Pendleton's staging begins at the wedding of Claudius and Gertrude; Walt Spangler's set design essentially renders Elsinore as the kind of event space where wedding receptions take place. There is a fully set table at stage center, a wedding cake upstage, an enormous floral bower hovering above. There is a bar upstage left, and seating consoles are placed around the room. The cast members often stay on stage for scenes in which they are not involved. In one of the oddest decisions, Gertrude appears to overhear the conversation between Hamlet and Horatio about how Hamlet escaped being killed on the way to England. Of course, if Gertrude knew this, her behavior in the final scene, the duel between Hamlet and Laertes, would be entirely different. It isn't, so the point of all this is entirely lost.

So many decisions leave one wondering what Pendleton and company were trying to accomplish. When we first see the "mad" Hamlet, pretending mental distress to conceal his intentions from the court, in most productions he enters in a state of disarray; here we see him in one of the designer suits favored by costumer Constance Hoffman, looking nattier than ever. Similarly, when Ophelia loses her mind, she typically enters looking a fright; here, the actress Lisa Joyce appears, neat and clean, in the same chic gown, looking like she just came from the hairdresser. When Hamlet gets together with Rosencrantz and Guildenstern, they share a few lines of cocaine, a trendy bit of staging that leads nowhere. When Hamlet kills Polonius, stabbing him through the curtain in Gertrude's room, the actor Stephen Spinella, who plays Polonius, simply gets up and leaves. At the end of the scene, however, Hamlet steps behind the curtain to haul away a body that has already left under its own power. Then again, during the fatal duel between Hamlet and Laertes, Polonius crosses the stage, for reasons I cannot explain.

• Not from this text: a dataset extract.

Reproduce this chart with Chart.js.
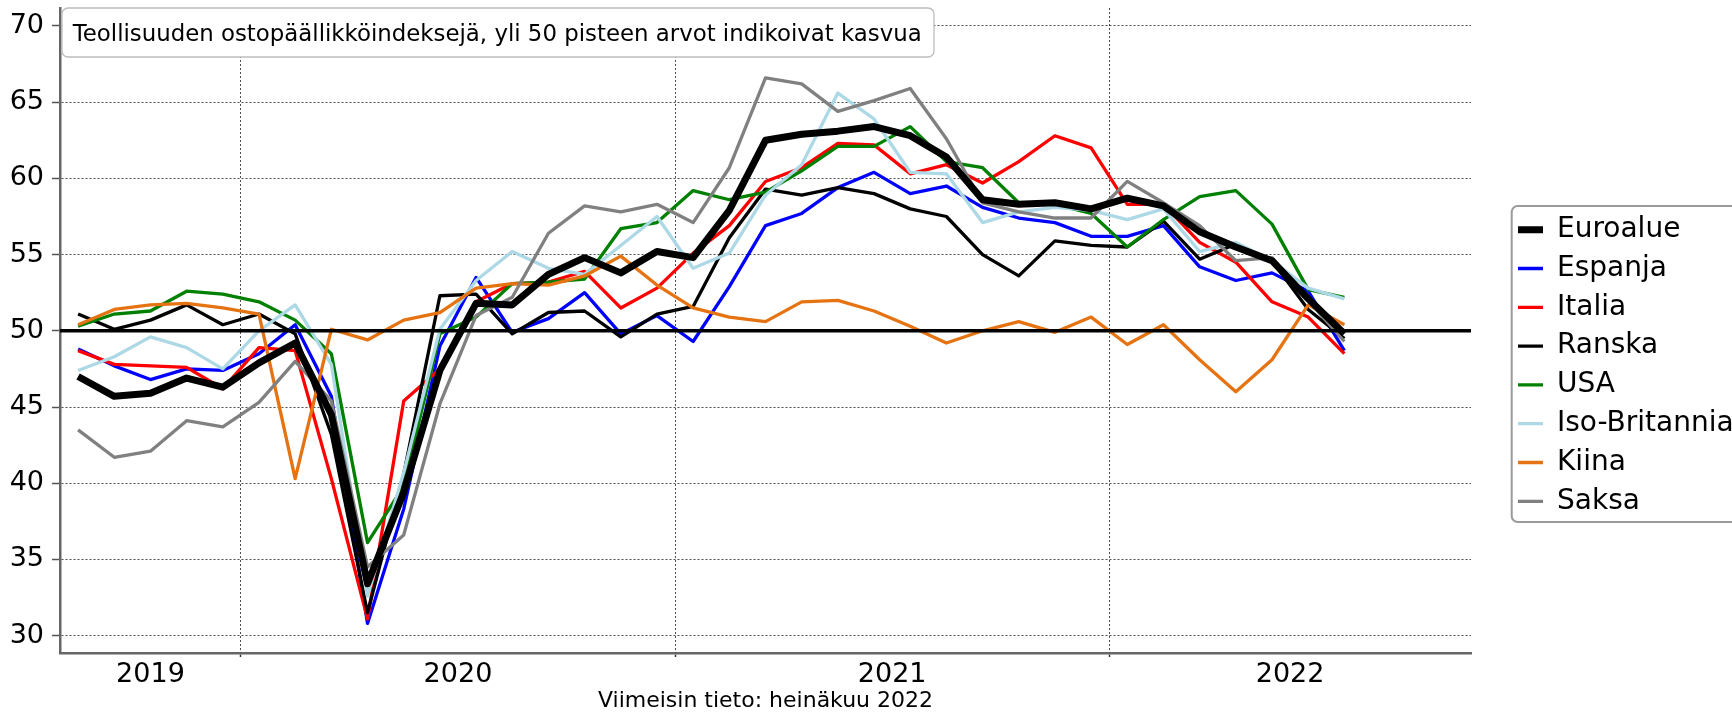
<!DOCTYPE html>
<html>
<head>
<meta charset="utf-8">
<script src="https://cdn.jsdelivr.net/npm/chart.js@4/dist/chart.umd.min.js"></script>
<style>
  html, body { margin: 0; padding: 0; background: #fff; }
</style>
</head>
<body>
<canvas id="pmiChart" width="1732" height="718"></canvas>
<script>
// Months shown (mid-month points)
const months = [
  "2019-08", "2019-09", "2019-10", "2019-11", "2019-12",
  "2020-01", "2020-02", "2020-03", "2020-04", "2020-05", "2020-06",
  "2020-07", "2020-08", "2020-09", "2020-10", "2020-11", "2020-12",
  "2021-01", "2021-02", "2021-03", "2021-04", "2021-05", "2021-06",
  "2021-07", "2021-08", "2021-09", "2021-10", "2021-11", "2021-12",
  "2022-01", "2022-02", "2022-03", "2022-04", "2022-05", "2022-06", "2022-07"
];
const years = ["2019", "2020", "2021", "2022"];
const yTicks = [30, 35, 40, 45, 50, 55, 60, 65, 70];

const euroalue = [47.0, 45.7, 45.9, 46.9, 46.3, 47.9, 49.2, 44.5, 33.4, 39.4, 47.4, 51.8, 51.7, 53.7, 54.8, 53.8, 55.2, 54.8, 57.9, 62.5, 62.9, 63.1, 63.4, 62.8, 61.4, 58.6, 58.3, 58.4, 58.0, 58.7, 58.2, 56.5, 55.5, 54.6, 52.1, 49.8];
const espanja = [48.8, 47.7, 46.8, 47.5, 47.4, 48.5, 50.4, 45.7, 30.8, 38.3, 49.0, 53.5, 49.9, 50.8, 52.5, 49.8, 51.0, 49.3, 52.9, 56.9, 57.7, 59.4, 60.4, 59.0, 59.5, 58.1, 57.4, 57.1, 56.2, 56.2, 56.9, 54.2, 53.3, 53.8, 52.6, 48.7];
const italia = [48.7, 47.8, 47.7, 47.6, 46.2, 48.9, 48.7, 40.3, 31.1, 45.4, 47.5, 51.9, 53.1, 53.2, 53.9, 51.5, 52.8, 55.1, 56.9, 59.8, 60.7, 62.3, 62.2, 60.3, 60.9, 59.7, 61.1, 62.8, 62.0, 58.3, 58.3, 55.8, 54.5, 51.9, 50.9, 48.5];
const ranska = [51.1, 50.1, 50.7, 51.7, 50.4, 51.1, 49.8, 43.2, 31.5, 40.6, 52.3, 52.4, 49.8, 51.2, 51.3, 49.6, 51.1, 51.6, 56.1, 59.3, 58.9, 59.4, 59.0, 58.0, 57.5, 55.0, 53.6, 55.9, 55.6, 55.5, 57.2, 54.7, 55.7, 54.6, 51.4, 49.5];
const usa = [50.3, 51.1, 51.3, 52.6, 52.4, 51.9, 50.7, 48.5, 36.1, 39.8, 49.8, 50.9, 53.1, 53.2, 53.4, 56.7, 57.1, 59.2, 58.6, 59.1, 60.5, 62.1, 62.1, 63.4, 61.1, 60.7, 58.4, 58.3, 57.7, 55.5, 57.3, 58.8, 59.2, 57.0, 52.7, 52.2];
const isoBritannia = [47.4, 48.3, 49.6, 48.9, 47.5, 50.0, 51.7, 47.8, 32.6, 40.7, 50.1, 53.3, 55.2, 54.1, 53.7, 55.6, 57.5, 54.1, 55.1, 58.9, 60.9, 65.6, 63.9, 60.4, 60.3, 57.1, 57.8, 58.1, 57.9, 57.3, 58.0, 55.2, 55.8, 54.6, 52.8, 52.1];
const kiina = [50.4, 51.4, 51.7, 51.8, 51.5, 51.1, 40.3, 50.1, 49.4, 50.7, 51.2, 52.8, 53.1, 53.0, 53.6, 54.9, 53.0, 51.5, 50.9, 50.6, 51.9, 52.0, 51.3, 50.3, 49.2, 50.0, 50.6, 49.9, 50.9, 49.1, 50.4, 48.1, 46.0, 48.1, 51.7, 50.4];
const saksa = [43.5, 41.7, 42.1, 44.1, 43.7, 45.3, 48.0, 45.4, 34.5, 36.6, 45.2, 51.0, 52.2, 56.4, 58.2, 57.8, 58.3, 57.1, 60.7, 66.6, 66.2, 64.4, 65.1, 65.9, 62.6, 58.4, 57.8, 57.4, 57.4, 59.8, 58.4, 56.9, 54.6, 54.8, 52.0, 49.3];

const series = [
  { name: "Euroalue", values: euroalue, color: "#000000", width: 7 },
  { name: "Espanja", values: espanja, color: "#0000ff", width: 3.3 },
  { name: "Italia", values: italia, color: "#ff0000", width: 3.3 },
  { name: "Ranska", values: ranska, color: "#000000", width: 3.3 },
  { name: "USA", values: usa, color: "#008000", width: 3.3 },
  { name: "Iso-Britannia", values: isoBritannia, color: "#add8e6", width: 3.3 },
  { name: "Kiina", values: kiina, color: "#e67312", width: 3.3 },
  { name: "Saksa", values: saksa, color: "#808080", width: 3.3 }
];

// x axis in months, 0 = start of first month
const X_MIN = 0;
const X_MAX = months.length + 3;
const boundaries = [];
const yearCenters = {};
years.forEach(function (yr) {
  const first = months.findIndex(m => m.startsWith(yr));
  const nextIdx = months.findIndex(m => m.startsWith(String(Number(yr) + 1)));
  const start = Math.max(X_MIN, first);
  const end = nextIdx < 0 ? X_MAX : nextIdx;
  if (first > 0) boundaries.push(first);
  yearCenters[(start + end) / 2] = yr;
});
const xTicks = boundaries.concat(Object.keys(yearCenters).map(Number)).sort((a, b) => a - b);

const LEGEND_W = 261;
const LEGEND_ITEM_X = 1518;
const LEGEND_ITEM_TOP = 215.7;

const layoutTweaks = {
  id: "layoutTweaks",
  beforeLayout(chart) {
    const lg = chart.legend;
    if (lg && !lg._fixedWidth) {
      const fit = lg.fit;
      lg.fit = function () { fit.call(this); this.width = LEGEND_W; };
      lg._fixedWidth = true;
    }
  },
  afterLayout(chart) {
    const lg = chart.legend;
    if (!lg) return;
    const pad = lg.options.labels.padding;
    lg.left = LEGEND_ITEM_X - pad;
    lg.top = LEGEND_ITEM_TOP - pad;
  }
};

function roundRect(ctx, x, y, w, h, r) {
  ctx.beginPath();
  ctx.moveTo(x + r, y);
  ctx.lineTo(x + w - r, y);
  ctx.arcTo(x + w, y, x + w, y + r, r);
  ctx.lineTo(x + w, y + h - r);
  ctx.arcTo(x + w, y + h, x + w - r, y + h, r);
  ctx.lineTo(x + r, y + h);
  ctx.arcTo(x, y + h, x, y + h - r, r);
  ctx.lineTo(x, y + r);
  ctx.arcTo(x, y, x + r, y, r);
  ctx.closePath();
}

const boxes = {
  id: "boxes",
  afterDraw(chart) {
    const ctx = chart.ctx;
    const area = chart.chartArea;
    ctx.save();
    // title box
    const title = "Teollisuuden ostopäällikköindeksejä, yli 50 pisteen arvot indikoivat kasvua";
    ctx.font = '22.85px "DejaVu Sans", sans-serif';
    const tw = ctx.measureText(title).width;
    const bx = area.left + 2, by = area.top;
    roundRect(ctx, bx, by, tw + 23, 49, 6);
    ctx.fillStyle = "#ffffff";
    ctx.fill();
    ctx.lineWidth = 1.3;
    ctx.strokeStyle = "#bdbdbd";
    ctx.stroke();
    ctx.fillStyle = "#000";
    ctx.textBaseline = "alphabetic";
    ctx.textAlign = "left";
    ctx.fillText(title, bx + 10.7, by + 33.4);
    // legend frame (runs past the right edge)
    roundRect(ctx, LEGEND_ITEM_X - 6.3, LEGEND_ITEM_TOP - 9.7, 280, 316, 6);
    ctx.lineWidth = 2;
    ctx.strokeStyle = "#9a9a9a";
    ctx.stroke();
    ctx.restore();
  }
};

Chart.defaults.font.family = '"DejaVu Sans", sans-serif';
Chart.defaults.color = "#000";

const datasets = series.map(function (s, k) {
  return {
    label: s.name,
    data: s.values.map((v, i) => ({ x: i + 0.5, y: v })),
    borderColor: s.color,
    backgroundColor: s.color,
    borderWidth: s.width,
    pointRadius: 0,
    tension: 0,
    borderJoinStyle: "round",
    order: k === 0 ? 0 : 10 - k
  };
});
datasets.push({
  label: "",
  data: [{ x: X_MIN, y: 50 }, { x: X_MAX, y: 50 }],
  borderColor: "#000",
  borderWidth: 3.4,
  pointRadius: 0,
  order: 1
});

const ctx = document.getElementById("pmiChart").getContext("2d");
new Chart(ctx, {
  type: "line",
  data: { datasets: datasets },
  options: {
    responsive: false,
    animation: false,
    layout: { padding: { top: 8, left: 0, right: 0, bottom: 0 } },
    plugins: {
      legend: {
        position: "right",
        align: "start",
        labels: {
          usePointStyle: true,
          pointStyle: "line",
          pointStyleWidth: 25,
          padding: 10.8,
          color: "#000",
          font: { size: 28 },
          filter: item => item.text !== "",
          sort: (a, b) => a.datasetIndex - b.datasetIndex
        }
      },
      tooltip: { enabled: false }
    },
    scales: {
      x: {
        type: "linear",
        min: X_MIN,
        max: X_MAX,
        afterBuildTicks: s => { s.ticks = xTicks.map(v => ({ value: v })); },
        afterFit: s => { s.height = 65; s.paddingLeft = 0; s.paddingRight = 0; },
        ticks: {
          autoSkip: false,
          maxRotation: 0,
          padding: 2,
          color: "#000",
          font: { size: 27 },
          callback: v => yearCenters[v] || ""
        },
        grid: {
          color: c => (c.tick && boundaries.includes(c.tick.value)) ? "rgba(0,0,0,0.7)" : "rgba(0,0,0,0)",
          lineWidth: 1,
          tickLength: 4,
          tickWidth: 1.5,
          tickBorderDash: [],
          tickColor: c => (c.tick && boundaries.includes(c.tick.value)) ? "#333" : "rgba(0,0,0,0)"
        },
        border: { color: "#666", width: 2.5, dash: [2, 2] },
        title: {
          display: true,
          text: "Viimeisin tieto: heinäkuu 2022",
          color: "#000",
          font: { size: 22 },
          padding: { top: 0, bottom: 4 }
        }
      },
      y: {
        min: 28.86,
        max: 71.18,
        afterBuildTicks: s => { s.ticks = yTicks.map(v => ({ value: v })); },
        afterFit: s => { s.width = 60; s.paddingTop = 0; s.paddingBottom = 0; },
        ticks: { padding: 8, color: "#000", font: { size: 27 } },
        grid: {
          color: "rgba(0,0,0,0.7)",
          lineWidth: 1,
          tickLength: 8,
          tickWidth: 1.5,
          tickBorderDash: [],
          tickColor: "#555"
        },
        border: { color: "#666", width: 2.5, dash: [2, 2] }
      }
    }
  },
  plugins: [layoutTweaks, boxes]
});
</script>
</body>
</html>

There are many, many other touches that deviate from the standard approach, which would be fine if they added up to a coherent vision of the play. But they don't, and with the actor playing Hamlet in so obviously over his head, this production becomes actively painful. My mind kept drifting back to CSC's 2005 Hamlet, not an ideal production for sure, but one that featured Michael Cumpsty's incisive, well-spoken, powerful Hamlet.

Pendleton's production aims for a casual, conversational approach, which too often is in conflict with the text. Harris Yulin, as Claudius, and Penelope Allen, as Gertrude, are much older than usual; this Hamlet must have been a midlife baby. Yulin's performance sometimes seems eerily tranquilized, but at least something interesting seems to be happening between him and Allen from time to time. Glenn Fitzgerald's Laertes also seems a bit long in the tooth; his performance feels overscaled compared to everyone else's low-key acting. Spinella's severely underplayed Polonius is one of the least effective I've seen. The role of Ophelia is a tough nut for today's actresses, many of whom struggle with the character's submissive nature and mental fragility. Joyce lacks radiance in her early scenes, and her breakdown seems overly calculated.

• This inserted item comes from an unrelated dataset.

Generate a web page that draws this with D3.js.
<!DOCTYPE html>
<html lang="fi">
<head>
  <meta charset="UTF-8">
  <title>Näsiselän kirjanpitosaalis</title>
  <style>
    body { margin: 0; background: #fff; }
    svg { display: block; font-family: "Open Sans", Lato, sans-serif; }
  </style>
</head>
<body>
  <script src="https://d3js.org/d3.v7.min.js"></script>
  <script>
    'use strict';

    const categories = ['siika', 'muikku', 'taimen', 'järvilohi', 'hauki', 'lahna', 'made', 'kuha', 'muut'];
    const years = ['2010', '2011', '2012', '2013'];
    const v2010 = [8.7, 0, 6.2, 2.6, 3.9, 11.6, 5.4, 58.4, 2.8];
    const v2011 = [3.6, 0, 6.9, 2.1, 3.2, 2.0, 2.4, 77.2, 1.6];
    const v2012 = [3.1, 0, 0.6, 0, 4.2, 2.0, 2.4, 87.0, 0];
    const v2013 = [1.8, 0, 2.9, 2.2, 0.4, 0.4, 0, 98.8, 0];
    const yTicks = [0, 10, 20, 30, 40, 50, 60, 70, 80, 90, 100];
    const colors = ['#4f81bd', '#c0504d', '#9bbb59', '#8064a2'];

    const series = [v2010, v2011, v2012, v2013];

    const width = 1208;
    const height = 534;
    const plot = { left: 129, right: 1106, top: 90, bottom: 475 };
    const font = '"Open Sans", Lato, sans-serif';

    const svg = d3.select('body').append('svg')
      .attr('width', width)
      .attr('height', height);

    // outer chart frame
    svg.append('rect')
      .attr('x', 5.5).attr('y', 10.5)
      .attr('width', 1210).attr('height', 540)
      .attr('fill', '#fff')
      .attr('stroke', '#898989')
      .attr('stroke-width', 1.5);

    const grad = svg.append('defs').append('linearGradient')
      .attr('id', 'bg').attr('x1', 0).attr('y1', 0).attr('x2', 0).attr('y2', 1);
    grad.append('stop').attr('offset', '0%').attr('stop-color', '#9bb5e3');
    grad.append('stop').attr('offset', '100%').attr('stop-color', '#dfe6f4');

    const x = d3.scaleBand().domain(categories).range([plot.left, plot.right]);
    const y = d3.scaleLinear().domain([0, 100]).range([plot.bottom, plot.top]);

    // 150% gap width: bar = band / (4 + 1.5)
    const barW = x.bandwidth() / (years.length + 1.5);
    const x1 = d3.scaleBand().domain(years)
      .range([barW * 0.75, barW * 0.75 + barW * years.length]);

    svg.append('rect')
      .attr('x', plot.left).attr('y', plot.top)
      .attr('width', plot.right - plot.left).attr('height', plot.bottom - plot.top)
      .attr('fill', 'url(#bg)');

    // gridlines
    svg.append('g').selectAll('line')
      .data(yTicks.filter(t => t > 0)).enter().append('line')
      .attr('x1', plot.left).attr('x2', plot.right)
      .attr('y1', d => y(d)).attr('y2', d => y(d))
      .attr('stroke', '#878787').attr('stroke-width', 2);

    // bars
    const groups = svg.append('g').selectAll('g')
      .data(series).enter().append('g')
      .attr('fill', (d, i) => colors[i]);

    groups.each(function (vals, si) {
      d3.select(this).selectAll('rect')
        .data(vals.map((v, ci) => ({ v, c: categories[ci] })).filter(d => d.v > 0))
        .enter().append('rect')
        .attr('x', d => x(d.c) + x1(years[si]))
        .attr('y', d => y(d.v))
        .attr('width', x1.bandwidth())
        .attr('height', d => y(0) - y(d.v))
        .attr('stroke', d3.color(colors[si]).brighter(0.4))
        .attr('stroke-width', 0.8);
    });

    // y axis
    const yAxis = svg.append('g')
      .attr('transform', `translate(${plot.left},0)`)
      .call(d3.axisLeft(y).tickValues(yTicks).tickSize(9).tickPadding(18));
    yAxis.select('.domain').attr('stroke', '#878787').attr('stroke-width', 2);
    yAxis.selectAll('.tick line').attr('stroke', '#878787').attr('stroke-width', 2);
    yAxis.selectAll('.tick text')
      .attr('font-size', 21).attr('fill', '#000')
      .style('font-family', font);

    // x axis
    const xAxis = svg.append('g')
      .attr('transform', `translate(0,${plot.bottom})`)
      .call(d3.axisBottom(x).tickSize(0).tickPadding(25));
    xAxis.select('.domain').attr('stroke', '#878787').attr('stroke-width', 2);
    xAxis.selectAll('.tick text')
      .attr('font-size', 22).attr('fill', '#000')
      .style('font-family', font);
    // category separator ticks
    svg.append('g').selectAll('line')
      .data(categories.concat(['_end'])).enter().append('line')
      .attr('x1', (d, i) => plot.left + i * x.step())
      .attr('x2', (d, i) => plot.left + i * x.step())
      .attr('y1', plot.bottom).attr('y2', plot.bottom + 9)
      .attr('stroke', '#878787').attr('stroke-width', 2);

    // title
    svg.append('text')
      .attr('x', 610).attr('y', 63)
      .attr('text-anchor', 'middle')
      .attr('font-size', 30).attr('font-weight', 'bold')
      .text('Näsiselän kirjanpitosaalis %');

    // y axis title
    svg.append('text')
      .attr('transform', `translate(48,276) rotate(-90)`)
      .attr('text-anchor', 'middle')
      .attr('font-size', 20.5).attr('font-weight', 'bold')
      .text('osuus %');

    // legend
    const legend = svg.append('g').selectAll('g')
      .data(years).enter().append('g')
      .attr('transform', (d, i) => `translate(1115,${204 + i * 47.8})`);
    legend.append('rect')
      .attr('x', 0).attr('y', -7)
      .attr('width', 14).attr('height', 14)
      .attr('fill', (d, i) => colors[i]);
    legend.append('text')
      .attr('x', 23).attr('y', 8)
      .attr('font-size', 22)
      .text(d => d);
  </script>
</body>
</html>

Justin Townsend's lighting creates a variety of effective stage washes; he also treats the transparent upstage curtain, and the upstage wall, in visually interesting ways. The sound design by Ryan Rumery/Soundscape is all right, but one tires of the constant murmur of doom-laden chords in the background.

There's no getting around the fact that this Hamlet is, quite simply, a mistake, a production tethered to an ill-prepared leading man and based on a directorial concept that often makes little sense. To quote another Shakespeare play, this Hamlet is ill met by moonlight. -- David Barbour.